FILM REVIEW: 'OSS 117: Lost in Rio'
"Lost in Rio" is helmed by the Oscar-winning director behind "The Artist."
When it comes to OSS 117: Lost in Rio, one word can describe the movie: fun. Directed by Michel Hazanavicius (the filmmaker who recently won an Oscar for The Artist) Lost in Rio is both entertaining and enjoyable. And actor Jean Dujardin (also from The Artist) plays a big part in making sure that the movie is a fun-filled ride.
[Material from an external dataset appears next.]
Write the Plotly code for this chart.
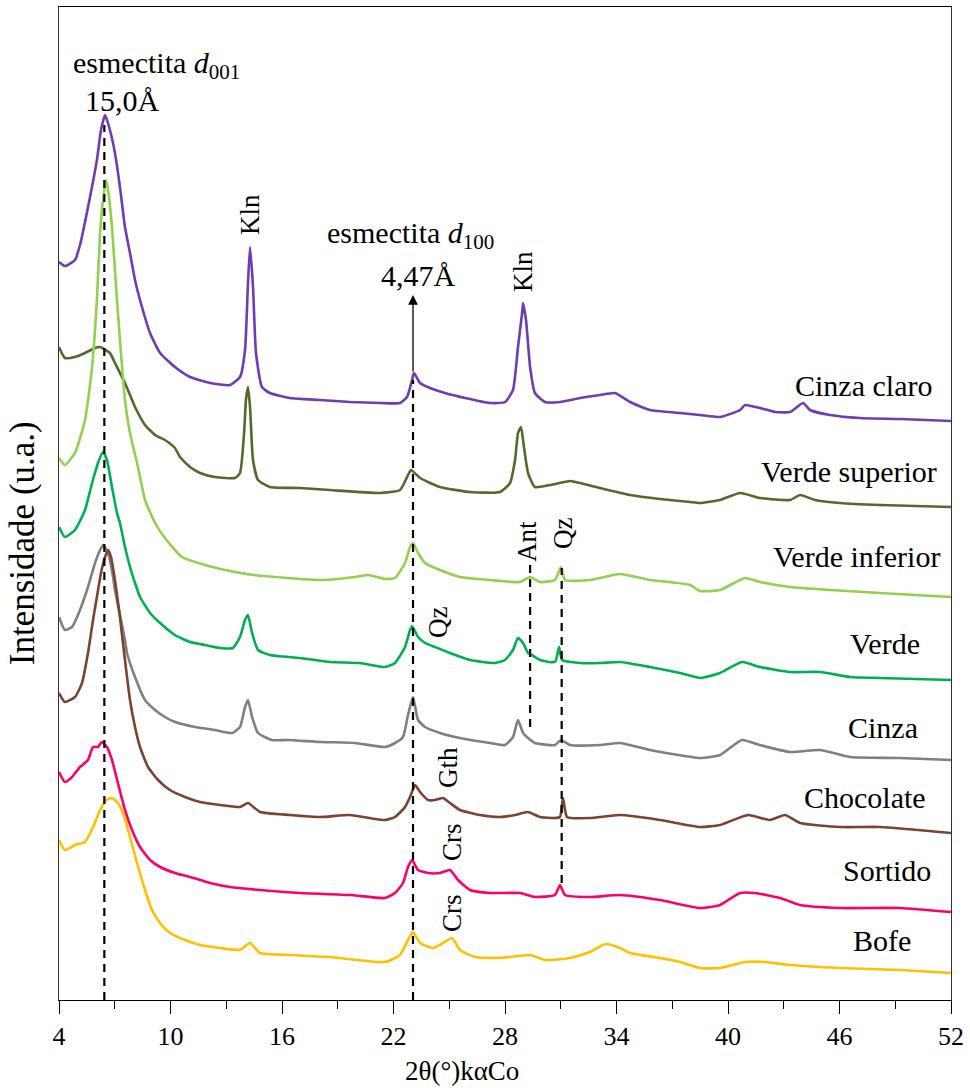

Lost in Rio is Hazanavicius’ followup to his hit 2006 comedy OSS 117: Cairo Nest of Spies. The movie follows OSS 117, an equally clumsy and suave French spy (played by Dujardin) who travels to Rio de Janeiro in order to track down a Nazi blackmailer. He teams up with a Mossad agent (Louise Monot) along the way and the two of them have an interesting journey together.
If you’re looking for a movie that doesn’t take itself too seriously, this is the one. Lost in Rio pokes fun at the spy thrillers from the 1960s -- in a way, it’s kind of like the French Austin Powers. Dujardin is brilliant as the spy and he really carries the film.
Hazanavicius clearly knows what he’s doing and how to make a movie look like it came out in the ‘60s. Everything from the ‘60s-style split screens to the costumes are spot on. The movies drags on a little near the end, but it’s definitely a must-see if you’re looking to be entertained.